WHAT YOU WILL DO |
Output every line of the material exactly, omitting images.

RAW DATA |

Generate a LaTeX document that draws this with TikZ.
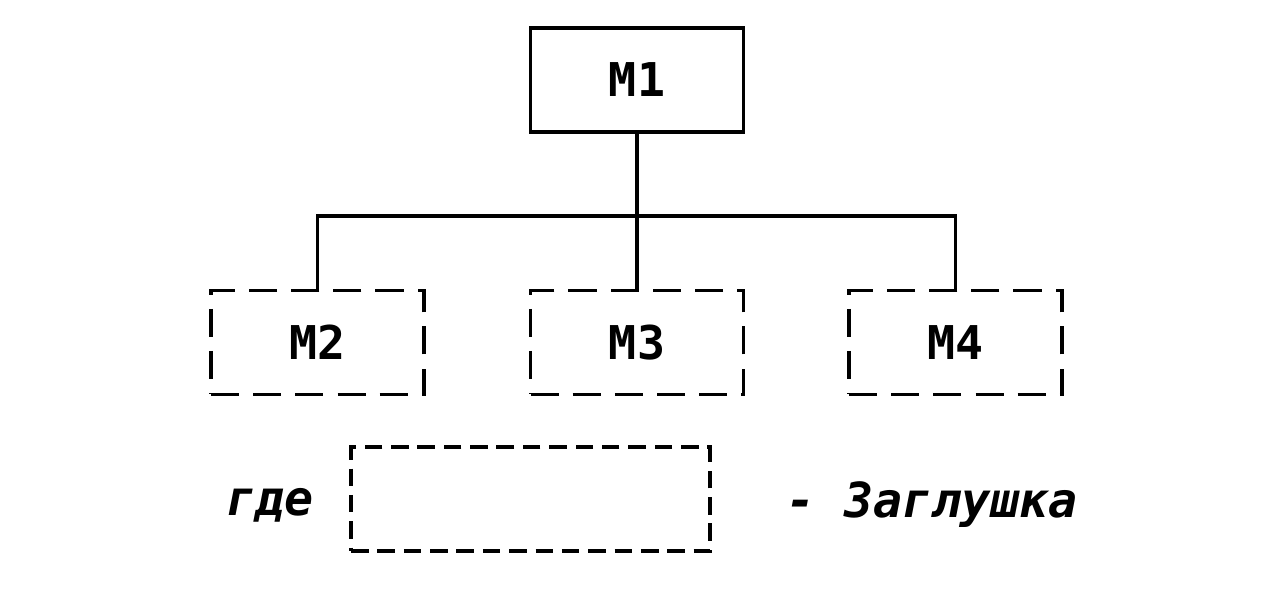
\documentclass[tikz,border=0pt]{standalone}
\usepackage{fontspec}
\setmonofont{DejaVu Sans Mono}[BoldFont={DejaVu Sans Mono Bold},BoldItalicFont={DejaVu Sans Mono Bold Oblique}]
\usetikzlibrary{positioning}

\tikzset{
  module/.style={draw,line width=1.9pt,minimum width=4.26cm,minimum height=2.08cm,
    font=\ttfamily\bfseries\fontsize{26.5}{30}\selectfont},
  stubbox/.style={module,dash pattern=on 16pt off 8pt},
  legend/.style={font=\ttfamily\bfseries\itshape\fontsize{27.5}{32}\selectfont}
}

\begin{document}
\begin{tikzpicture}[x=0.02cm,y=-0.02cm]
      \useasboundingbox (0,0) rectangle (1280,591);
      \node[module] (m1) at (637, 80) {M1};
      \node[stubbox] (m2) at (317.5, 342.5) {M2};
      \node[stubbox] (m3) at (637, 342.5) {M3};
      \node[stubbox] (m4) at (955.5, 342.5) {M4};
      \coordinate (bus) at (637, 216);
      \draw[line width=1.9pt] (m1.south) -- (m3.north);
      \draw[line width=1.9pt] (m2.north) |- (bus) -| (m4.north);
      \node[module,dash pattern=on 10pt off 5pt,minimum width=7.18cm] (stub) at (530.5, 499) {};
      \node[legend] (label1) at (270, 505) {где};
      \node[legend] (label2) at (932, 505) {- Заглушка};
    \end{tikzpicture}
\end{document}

RESPONSE TO THE EXERCISE |
Generate a LaTeX document that draws this with TikZ.
\documentclass[tikz,border=0pt]{standalone}
\usepackage{fontspec}
\setmonofont{DejaVu Sans Mono}[BoldFont={DejaVu Sans Mono Bold},BoldItalicFont={DejaVu Sans Mono Bold Oblique}]
\usetikzlibrary{positioning}

\tikzset{
  module/.style={draw,line width=1.9pt,minimum width=4.26cm,minimum height=2.08cm,
    font=\ttfamily\bfseries\fontsize{26.5}{30}\selectfont},
  stubbox/.style={module,dash pattern=on 16pt off 8pt},
  legend/.style={font=\ttfamily\bfseries\itshape\fontsize{27.5}{32}\selectfont}
}

\begin{document}
\begin{tikzpicture}[x=0.02cm,y=-0.02cm]
      \useasboundingbox (0,0) rectangle (1280,591);
      \node[module] (m1) at (637, 80) {M1};
      \node[stubbox] (m2) at (317.5, 342.5) {M2};
      \node[stubbox] (m3) at (637, 342.5) {M3};
      \node[stubbox] (m4) at (955.5, 342.5) {M4};
      \coordinate (bus) at (637, 216);
      \draw[line width=1.9pt] (m1.south) -- (m3.north);
      \draw[line width=1.9pt] (m2.north) |- (bus) -| (m4.north);
      \node[module,dash pattern=on 10pt off 5pt,minimum width=7.18cm] (stub) at (530.5, 499) {};
      \node[legend] (label1) at (270, 505) {где};
      \node[legend] (label2) at (932, 505) {- Заглушка};
    \end{tikzpicture}
\end{document}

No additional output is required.